* begin *

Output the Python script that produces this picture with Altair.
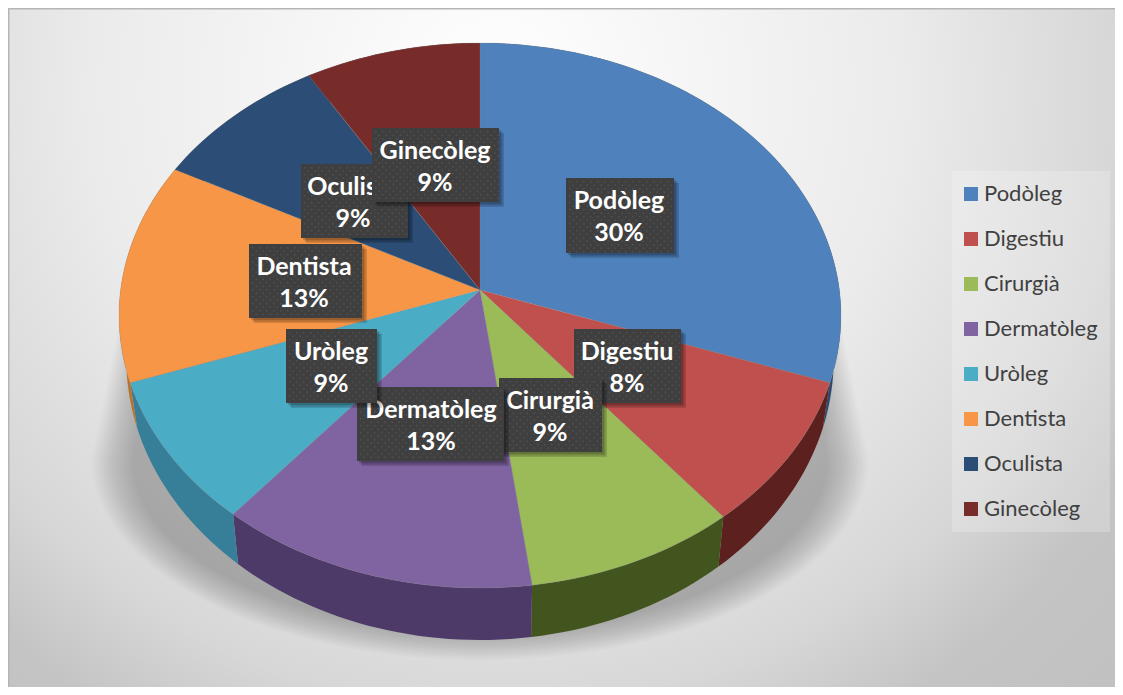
import math
import altair as alt

categories = ["Podòleg", "Digestiu", "Cirurgià", "Dermatòleg", "Uròleg", "Dentista", "Oculista", "Ginecòleg"]
shares = [30.4, 8.8, 8.7, 13.1, 8.6, 13.1, 8.7, 8.6]
percent_labels = ["30%", "8%", "9%", "13%", "9%", "13%", "9%", "9%"]
top_colors = ["#4f81bd", "#c0504d", "#9bbb59", "#8064a2", "#4bacc6", "#f79646", "#2c4d75", "#772c2a"]
side_colors = ["#2e4a70", "#5c201e", "#42551f", "#4d3a68", "#377f98", "#b8742f", "#1f3653", "#571f1e"]

W, H = 1107, 679
OX, OY = 8, 8
CX, CY = 480, 290
A, B, K = 270.1, 359.4, 0.0936
PROJ = dict(type="identity", scale=1, translate=[0, 0])

# label box layout: left, right, top, bottom, text centre x
boxes = [
    (566, 674, 178, 253, 619),
    (574, 681, 329, 403, 627),
    (499, 602, 378, 452, 550),
    (357, 504, 387, 461, 431),
    (286, 377, 329, 403, 331),
    (249, 362, 244, 318, 304),
    (301, 408, 164, 238, 353),
    (372, 499, 128, 202, 435),
]


def px(p):
    return [p[0] - OX, p[1] - OY]


def poly(points):
    ring = [px(p) for p in points]
    ring.append(ring[0])
    return {"type": "Polygon", "coordinates": [ring]}


def feature(geom, **props):
    return {"type": "Feature", "geometry": geom, "properties": props}


def top_pt(th):
    d = 1 + K * math.cos(th)
    return (CX + B * math.sin(th) / d, CY - A * math.cos(th) / d)


def wall_pt(th):
    x, y = top_pt(th)
    return (CX + (x - CX) * 0.98, y + 42 - 10 * math.cos(th))


def arc_angles(a, b):
    n = max(2, int(abs(b - a) / math.radians(1.5)))
    return [a + (b - a) * i / n for i in range(n + 1)]


def geo(features, mark):
    return alt.Chart(alt.Data(values=features, format=alt.DataFormat(type="json"))).mark_geoshape(**mark).project(**PROJ)


# background
bg_grad = alt.RadialGradient(
    gradient="radial", x1=0.46, y1=0.05, x2=0.46, y2=0.05, r1=0, r2=1,
    stops=[
        alt.GradientStop(offset=0, color="#ffffff"),
        alt.GradientStop(offset=0.25, color="#ebebeb"),
        alt.GradientStop(offset=0.38, color="#d7d7d7"),
        alt.GradientStop(offset=0.45, color="#c4c4c4"),
        alt.GradientStop(offset=0.65, color="#bcbcbc"),
    ],
)
bg = geo([feature(poly([(OX, OY), (OX + W, OY), (OX + W, OY + H * 2.4), (OX, OY + H * 2.4)]))], dict(fill=bg_grad))
frame = geo(
    [
        feature(poly([(OX, OY), (OX + W, OY), (OX + W, OY + 1.5), (OX, OY + 1.5)])),
        feature(poly([(OX, OY), (OX + 1.5, OY), (OX + 1.5, OY + H), (OX, OY + H)])),
    ],
    dict(fill="#b5b5b5"),
)
legend_box = geo([feature(poly([(952, 171), (1110, 171), (1110, 532), (952, 532)]))], dict(fill="#ffffff", fillOpacity=0.22))

# soft shadow under the pie
shadow_feats = []
N = 16
for i in range(N):
    f = i / (N - 1)
    rx, ry = 385 - 40 * f, 200 - 28 * f
    cy = 460
    pts = [(CX + 360 - 30 * f, 320), (CX + rx + 3, cy)]
    for deg in range(0, 181, 4):
        t = math.radians(deg)
        pts.append((CX + 3 * math.cos(t) + rx * math.cos(t), cy + ry * math.sin(t)))
    pts.append((CX - 360 + 30 * f, 320))
    shadow_feats.append(feature(poly(pts)))
shadow = geo(shadow_feats, dict(fill="#000000", fillOpacity=0.017))

# slices
cum = 0.0
wall_feats, top_feats = [], []
for name, s, side in zip(categories, shares, side_colors):
    a = 2 * math.pi * cum / 100
    cum += s
    b = 2 * math.pi * cum / 100
    angs = arc_angles(a, b)
    wall_feats.append(feature(poly([top_pt(t) for t in angs] + [wall_pt(t) for t in reversed(angs)]), side=side))
    top_feats.append(feature(poly([(CX, CY)] + [top_pt(t) for t in angs]), name=name))

walls = geo(wall_feats, dict()).encode(fill=alt.Fill("properties.side:N", scale=None))
tops = geo(top_feats, dict(stroke="#8a8a8a", strokeWidth=0.4, strokeOpacity=0.6)).encode(
    color=alt.Color(
        "properties.name:N",
        scale=alt.Scale(domain=categories, range=top_colors),
        sort=categories,
        legend=alt.Legend(
            orient="none", legendX=952 - OX, legendY=175 - OY, title=None,
            symbolType="square", symbolSize=196, symbolStrokeWidth=0, symbolOpacity=1,
            labelFont="Lato", labelFontSize=22, labelColor="#404040", labelOffset=2,
            labelLimit=200, rowPadding=23, padding=8,
        ),
    )
)

# label boxes
label_layers = []
for name, pct, (l, r, t, b, cx) in zip(categories, percent_labels, boxes):
    sh = [feature(poly([(l + d, t + d), (r + d, t + d), (r + d, b + d), (l + d, b + d)])) for d in (2, 3.5, 5)]
    label_layers.append(geo(sh, dict(fill="#000000", fillOpacity=0.14)))
    label_layers.append(geo([feature(poly([(l, t), (r, t), (r, b), (l, b)]))], dict(fill="#3f3f3f")))
    dots = []
    row = 0
    yy = t + 3
    while yy < b - 1:
        xx = l + 3 + (3.5 if row % 2 else 0)
        while xx < r - 1:
            dots.append([[px((xx, yy)), px((xx + 1.5, yy)), px((xx + 1.5, yy + 1.5)), px((xx, yy + 1.5)), px((xx, yy))]])
            xx += 7
        yy += 3.5
        row += 1
    label_layers.append(geo([feature({"type": "MultiPolygon", "coordinates": dots})], dict(fill="#515151")))
    mid = (t + b) / 2
    rows = [
        {"x": cx - OX, "y": mid - 14.5 - OY, "t": name},
        {"x": cx - OX, "y": mid + 17.5 - OY, "t": pct},
    ]
    label_layers.append(
        alt.Chart(alt.Data(values=rows))
        .mark_text(font="Lato", fontWeight="bold", fontSize=25, color="white", baseline="middle", align="center")
        .encode(longitude="x:Q", latitude="y:Q", text="t:N")
        .project(**PROJ)
    )

chart = (
    alt.layer(bg, frame, legend_box, shadow, walls, tops, *label_layers)
    .properties(width=W, height=H, padding=0, autosize=alt.AutoSizeParams(type="none"), background="white")
    .configure_view(stroke=None)
    .resolve_scale(color="independent", fill="independent")
)
chart.save("out.html", embed_options={"renderer": "svg", "actions": False})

* end *

Requirement: Return only the lines running from the top of the data to the line that holds "import altair as alt". Include both of those lines, but skip the pictures.

Problem solution:
Output the Python script that produces this picture with Altair.
import math
import altair as alt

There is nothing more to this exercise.